Sony’s famously faltering interface meant that the feature was too sluggish and buggy, and more often than not, would freeze the camera app when the shutter was pressed. Hence, despite being one of the first makers of computational AI photography on smartphones, Sony failed to capitalise on it, just like ultra slow motion videos at 480 and 960fps. Google on the other hand, played it smarter with burst HDR imaging. It used a lightweight interface, a resource-friendly camera app and an excellent ISP to offer 15-shot HDR+ computational photography on the Google Pixel 3. This does pretty much the same “mad science” that Schiller claimed is unique to the iPhone 11 — from before pressing the shutter to viewing the photograph, it all takes about one second, in which the Pixel 3 camera takes 15 images of the same subject in HDR+, and combines the best pixels from each of the 15 frames to create the final photograph.
Frankly speaking, Deep Fusion’s only unique play, from what it seems so far, lies in the additional long exposure image that it clicks. The long exposure frame can give the Neural Engine decent leverage in selecting the correct brightness and luminance level, especially in dim settings. That said, it will certainly be interesting to see if Apple’s computational photography really has leverage over what Google does with its algorithms, in terms of its speed of shooting, overall details and more.
So, is it a big deal?
For Apple, Deep Fusion is its answer to the much vaunted Google Pixel camera.
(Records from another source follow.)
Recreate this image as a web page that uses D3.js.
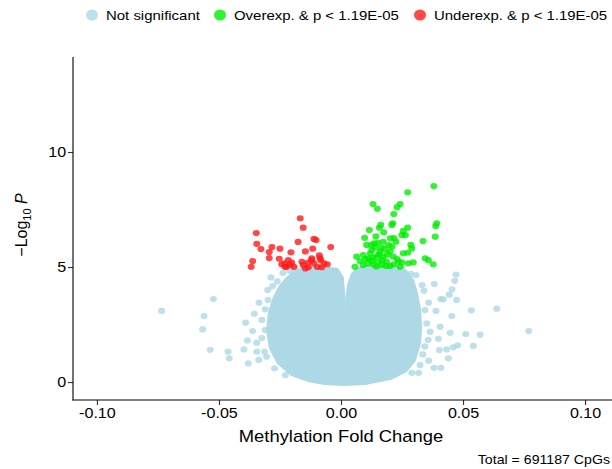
<!DOCTYPE html>
<html>
<head>
<meta charset="utf-8">
<script src="https://cdn.jsdelivr.net/npm/d3@7"></script>
<style>
  body { margin: 0; background: #fff; }
  text { font-family: "Liberation Sans", Arial, sans-serif; fill: #000; }
</style>
</head>
<body>
<div id="container"></div>
<script>
var width = 612;
var height = 469;

// legend / categories
var legendLabels = ["Not significant", "Overexp. & p < 1.19E-05", "Underexp. & p < 1.19E-05"];
var legendColors = ["#add8e6", "#00ee00", "#ff1a1a"];
var xTicks = [-0.10, -0.05, 0.00, 0.05, 0.10];
var yTicks = [0, 5, 10];

// dense cloud of non significant CpGs, outline of each lobe [fold change, -log10 p]
var cloudLeft = [[-0.0180,4.83],[-0.0127,4.96],[-0.0066,4.96],[-0.0016,4.87],[0.0004,4.52],[0.0010,3.57],
  [0.0014,2.35],[0.0012,1.20],[0.0008,-0.09],[-0.0066,-0.04],[-0.0135,0.09],[-0.0201,0.35],[-0.0254,0.83],
  [-0.0287,1.48],[-0.0299,2.26],[-0.0291,3.04],[-0.0270,3.70],[-0.0246,4.17],[-0.0217,4.52]];
var cloudRight = [[0.0029,2.26],[0.0025,3.57],[0.0033,4.22],[0.0049,4.70],[0.0078,4.96],[0.0160,5.00],
  [0.0230,5.00],[0.0266,4.78],[0.0291,4.43],[0.0307,3.87],[0.0320,3.13],[0.0324,2.39],[0.0320,1.70],
  [0.0299,0.96],[0.0266,0.52],[0.0201,0.17],[0.0098,-0.04],[0.0016,-0.09],[0.0018,1.20]];

// scattered non significant CpGs outside the cloud
var notSig = [[-0.0735,3.09],[-0.0523,3.61],[-0.0561,2.87],[-0.0567,2.29],[-0.0536,1.40],[-0.0463,1.32],
  [-0.0458,1.03],[-0.0398,1.42],[-0.0384,1.81],[-0.0362,2.22],[-0.0391,2.58],[-0.0355,2.97],[-0.0336,3.45],
  [-0.0380,0.81],[-0.0345,1.71],[-0.0345,1.32],[-0.0311,3.16],[-0.0287,4.55],[-0.0280,4.17],[-0.0250,3.97],
  [-0.0261,4.38],[-0.0324,2.70],[-0.0337,0.96],[-0.0313,1.32],[-0.0238,4.74],[-0.0209,4.83],[-0.0311,2.26],
  [-0.0324,1.91],[-0.0299,3.57],[-0.0272,0.60],[-0.0228,0.30],[-0.0305,1.10],[-0.0190,4.95],[-0.0300,4.00],
  [0.0769,2.22],[0.0638,3.19],[0.0534,3.12],[0.0570,2.06],[0.0511,2.09],[0.0542,1.57],[0.0471,4.67],
  [0.0466,4.40],[0.0382,4.26],[0.0455,4.03],[0.0474,3.57],[0.0444,3.80],[0.0409,3.61],[0.0447,2.14],
  [0.0478,1.60],[0.0460,1.51],[0.0381,0.62],[0.0409,0.62],[0.0440,1.03],[0.0403,1.39],[0.0433,1.42],
  [0.0406,2.40],[0.0454,2.87],[0.0359,3.45],[0.0389,3.09],[0.0351,2.55],[0.0365,2.19],[0.0399,1.88],
  [0.0343,1.55],[0.0359,0.93],[0.0318,0.40],[0.0340,3.97],[0.0419,3.60],[0.0307,4.65],[0.0332,4.22],
  [0.0344,3.13],[0.0357,1.83],[0.0324,0.74],[0.0285,4.70],[0.0290,0.40],[0.0335,1.20],[0.0250,4.90]];

// overexpressed, significant
var overSig = [[0.0380,8.52],[0.0273,8.25],[0.0131,7.74],[0.0149,7.53],[0.0242,7.74],[0.0230,7.60],
  [0.0216,7.30],[0.0392,6.90],[0.0388,6.78],[0.0212,6.90],[0.0208,6.83],[0.0163,6.83],[0.0157,6.71],
  [0.0273,6.71],[0.0116,6.61],[0.0175,6.51],[0.0255,6.57],[0.0264,6.39],[0.0249,6.39],[0.0386,6.32],
  [0.0336,6.13],[0.0097,6.27],[0.0143,6.33],[0.0202,6.25],[0.0217,6.26],[0.0225,6.10],[0.0135,6.03],
  [0.0105,5.96],[0.0173,6.10],[0.0209,5.88],[0.0286,5.96],[0.0290,5.81],[0.0126,5.74],[0.0160,5.67],
  [0.0180,5.78],[0.0201,5.67],[0.0255,5.60],[0.0273,5.62],[0.0064,5.45],[0.0091,5.52],[0.0112,5.38],
  [0.0146,5.45],[0.0173,5.45],[0.0214,5.45],[0.0345,5.38],[0.0358,5.30],[0.0378,5.12],[0.0235,5.23],
  [0.0249,5.20],[0.0276,5.16],[0.0296,5.20],[0.0057,5.01],[0.0091,5.09],[0.0132,5.12],[0.0167,5.09],
  [0.0201,5.04],[0.0242,5.01],[0.0078,5.26],[0.0126,5.26],[0.0187,5.23],[0.0153,5.23],[0.0120,5.60],
  [0.0140,5.85],[0.0155,5.55],[0.0170,5.30],[0.0190,5.55],[0.0110,5.15],[0.0145,5.02],[0.0130,5.40],
  [0.0165,5.85],[0.0195,5.95],[0.0100,5.35],[0.0215,5.12],[0.0230,5.35],[0.0185,5.05],[0.0125,5.95],
  [0.0150,6.05]];

// underexpressed, significant
var underSig = [[-0.0167,7.12],[-0.0155,6.71],[-0.0347,6.48],[-0.0345,6.01],[-0.0328,5.78],[-0.0283,5.87],
  [-0.0294,5.65],[-0.0250,5.80],[-0.0176,6.09],[-0.0111,6.22],[-0.0102,6.17],[-0.0042,5.87],[-0.0146,5.68],
  [-0.0205,5.64],[-0.0116,5.80],[-0.0089,5.51],[-0.0294,5.39],[-0.0253,5.36],[-0.0362,5.26],[-0.0368,5.01],
  [-0.0232,5.16],[-0.0216,5.30],[-0.0202,5.19],[-0.0160,5.23],[-0.0155,5.09],[-0.0134,5.19],[-0.0120,5.30],
  [-0.0111,5.16],[-0.0083,5.30],[-0.0070,5.16],[-0.0056,5.12],[-0.0193,5.01],[-0.0134,4.99],[-0.0097,5.01],
  [-0.0079,4.99],[-0.0223,5.01],[-0.0243,5.12],[-0.0146,4.94],[-0.0120,5.38],[-0.0086,5.39],[-0.0209,5.09],
  [-0.0230,5.01]];

var totalLabel = "Total = 691187 CpGs";

var sx = 1.15; // glyphs in the reference are a bit wider than tall

var svg = d3.select("div#container").append("svg")
    .attr("width", width)
    .attr("height", height);

var x = d3.scaleLinear().domain([-0.1098, 0.1098]).range([73, 609]);
var y = d3.scaleLinear().domain([-0.78, 14.13]).range([400, 57]);

// cloud
var line = d3.line().x(function(d) { return x(d[0]); }).y(function(d) { return y(d[1]); }).curve(d3.curveLinearClosed);
svg.selectAll("path.cloud")
    .data([cloudLeft, cloudRight])
    .enter()
    .append("path")
    .attr("class", "cloud")
    .attr("d", line)
    .attr("fill", "#add8e6")
    .attr("stroke", "#add8e6")
    .attr("stroke-width", 4)
    .attr("stroke-linejoin", "round");

function dots(data, color) {
  svg.append("g").selectAll("ellipse")
      .data(data)
      .enter()
      .append("ellipse")
      .attr("cx", function(d) { return x(d[0]); })
      .attr("cy", function(d) { return y(d[1]); })
      .attr("rx", 3.5)
      .attr("ry", 3.1)
      .attr("fill", color)
      .attr("fill-opacity", 0.8);
}
dots(notSig, legendColors[0]);
dots(overSig, legendColors[1]);
dots(underSig, legendColors[2]);

// axes
var xAxis = svg.append("g")
    .attr("transform", "translate(0,400)")
    .call(d3.axisBottom(x).tickValues(xTicks).tickFormat(d3.format(".2f")).tickSizeOuter(0).tickSize(5));
var yAxis = svg.append("g")
    .attr("transform", "translate(73,0)")
    .call(d3.axisLeft(y).tickValues(yTicks).tickSizeOuter(0).tickSize(5));

[xAxis, yAxis].forEach(function(a) {
  a.select(".domain").remove();
  a.selectAll("line").attr("stroke", "#333").attr("stroke-width", 1.1);
  a.selectAll("text")
      .style("font-family", "Liberation Sans, Arial, sans-serif")
      .style("font-size", "14px")
      .attr("fill", "#4d4d4d")
      .attr("transform", "scale(" + sx + ",1)");
});
xAxis.selectAll("text").attr("y", 8).text(function(d) { return d3.format(".2f")(d).replace("−", "-"); });
yAxis.selectAll("text").attr("x", -6);

svg.append("line").attr("x1", 73).attr("x2", 73).attr("y1", y(14.13)).attr("y2", 400.5)
    .attr("stroke", "#000").attr("stroke-width", 1.1);
svg.append("line").attr("x1", 72.5).attr("x2", width).attr("y1", 400).attr("y2", 400)
    .attr("stroke", "#000").attr("stroke-width", 1.1);

// titles
svg.append("text")
    .attr("transform", "translate(" + x(0) + ",442) scale(" + sx + ",1)")
    .attr("text-anchor", "middle")
    .style("font-size", "16px")
    .text("Methylation Fold Change");

var yl = svg.append("text")
    .attr("transform", "translate(27,225) rotate(-90)")
    .attr("text-anchor", "middle")
    .style("font-size", "16px");
yl.append("tspan").text("\u2212Log");
yl.append("tspan").attr("dy", 4).style("font-size", "11px").text("10");
yl.append("tspan").attr("dy", -4).text(" ");
yl.append("tspan").style("font-style", "italic").text("P");

svg.append("text")
    .attr("transform", "translate(610,464) scale(" + sx + ",1)")
    .attr("text-anchor", "end")
    .style("font-size", "12.3px")
    .text(totalLabel);

// legend
var legendX = [92, 220, 420];
var lg = svg.append("g").selectAll("g")
    .data(legendLabels)
    .enter()
    .append("g")
    .attr("transform", function(d, i) { return "translate(" + legendX[i] + ",15)"; });
lg.append("ellipse")
    .attr("rx", 6).attr("ry", 5.5)
    .attr("fill", function(d, i) { return legendColors[i]; })
    .attr("fill-opacity", 0.8);
lg.append("text")
    .attr("transform", "translate(14,5) scale(" + sx + ",1)")
    .style("font-size", "13px")
    .text(function(d) { return d; });
</script>
</body>
</html>
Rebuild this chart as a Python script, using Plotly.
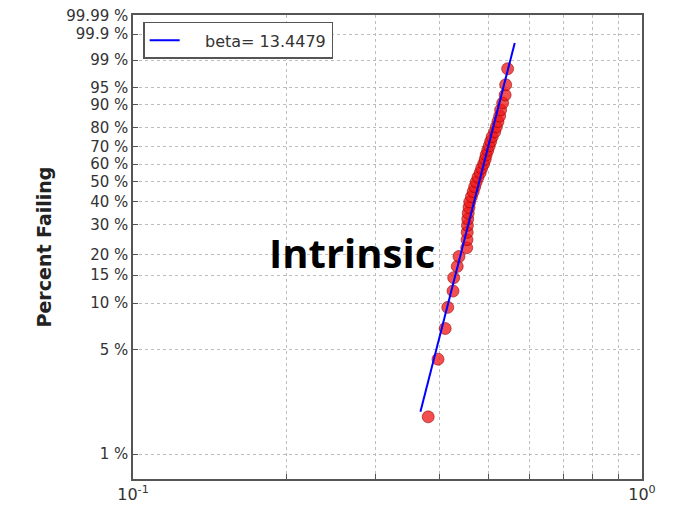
import numpy as np
import plotly.graph_objects as go

# Failure times (sorted) and their median-rank percent failing
failure_time = [0.3802, 0.3974, 0.4105, 0.4153, 0.4253, 0.4266, 0.4335, 0.4370,
                0.4525, 0.4531, 0.4535, 0.4540, 0.4546, 0.4556, 0.4573, 0.4587,
                0.4623, 0.4660, 0.4691, 0.4724, 0.4762, 0.4809, 0.4842, 0.4886,
                0.4920, 0.4942, 0.4976, 0.5010, 0.5043, 0.5078, 0.5136, 0.5175,
                0.5212, 0.5252, 0.5276, 0.5324, 0.5384, 0.5397, 0.5445]
percent_failing = [1.78, 4.31, 6.85, 9.39, 11.93, 14.47, 17.01, 19.54,
                   22.08, 24.62, 27.16, 29.70, 32.23, 34.77, 37.31, 39.85,
                   42.39, 44.92, 47.46, 50.00, 52.54, 55.08, 57.61, 60.15,
                   62.69, 65.23, 67.77, 70.30, 72.84, 75.38, 77.92, 80.46,
                   83.00, 85.53, 88.07, 90.61, 93.15, 95.69, 98.22]

# Weibull fit parameters
beta = 13.4479
eta = 0.492
fit_range = [0.367, 0.5623]

# Probability-axis ticks
prob_ticks = [1, 5, 10, 15, 20, 30, 40, 50, 60, 70, 80, 90, 95, 99, 99.9, 99.99]
prob_labels = ["1 %", "5 %", "10 %", "15 %", "20 %", "30 %", "40 %", "50 %",
               "60 %", "70 %", "80 %", "90 %", "95 %", "99 %", "99.9 %", "99.99 %"]
x_grid = [0.1, 0.2, 0.3, 0.4, 0.5, 0.6, 0.7, 0.8, 0.9, 1.0]
x_labels = ["10<sup>-1</sup>", "", "", "", "", "", "", "", "", "10<sup>0</sup>"]


def weibull_y(p_percent):
    p = np.asarray(p_percent, dtype=float) / 100.0
    return np.log(-np.log(1.0 - p))


fx = np.array(fit_range)
fy = beta * np.log(fx / eta)

fig = go.Figure()
fig.add_trace(go.Scatter(
    x=failure_time, y=weibull_y(percent_failing), mode="markers",
    marker=dict(size=12, color="rgba(240,20,20,0.75)",
                line=dict(color="rgba(140,0,0,0.55)", width=1)),
    showlegend=False, hoverinfo="x+y"))
fig.add_trace(go.Scatter(
    x=fx, y=fy, mode="lines", line=dict(color="#0000ff", width=2),
    name="\u00a0\u00a0\u00a0\u00a0beta= " + f"{beta}"))

font_main = "DejaVu Sans"
fig.update_layout(
    width=677, height=508,
    margin=dict(l=133, r=35, t=15, b=29, autoexpand=False),
    paper_bgcolor="white", plot_bgcolor="white",
    font=dict(family=font_main, size=16, color="#333333"),
    legend=dict(x=0.02, y=0.985, xanchor="left", yanchor="top",
                bordercolor="#555555", borderwidth=1.5, bgcolor="white",
                font=dict(size=16, color="#333333"),
                tracegroupgap=0, itemwidth=30),
    showlegend=True,
    annotations=[dict(text="<b>Intrinsic</b>", x=0.430, y=0.489,
                      xref="paper", yref="paper", showarrow=False,
                      font=dict(family="Open Sans", size=40, color="black"))],
)
fig.update_xaxes(
    type="log", range=[-1, 0], tickvals=x_grid, ticktext=x_labels,
    automargin=False,
    showgrid=True, gridcolor="#bdbdbd", griddash="dot", gridwidth=1,
    ticks="inside", ticklen=5, tickcolor="#555555",
    showline=True, mirror=True, linecolor="#555555", linewidth=1.5,
    zeroline=False, tickfont=dict(size=16, color="#333333"))
fig.update_yaxes(
    range=[-4.986, 2.23], tickvals=weibull_y(prob_ticks), ticktext=prob_labels,
    automargin=False,
    showgrid=True, gridcolor="#bdbdbd", griddash="dot", gridwidth=1,
    ticks="inside", ticklen=5, tickcolor="#555555",
    showline=True, mirror=True, linecolor="#555555", linewidth=1.5,
    zeroline=False, tickfont=dict(size=15, color="#333333"),
    title=dict(text="<b>Percent Failing</b>", standoff=10,
               font=dict(size=19, color="#222222")))

fig.write_html("out.html")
The makers of Android have aced computational photography over the past few generations of their Pixel smartphones, and while many reports have stated that Apple has fallen behind, the onus is now on the iPhone to show what all its Neural Engine and software can do.
For now however, it is hard to tell whether Deep Fusion is truly a technology worthy of being called “mad science”, or would fade away into another of Apple’s hyperboles.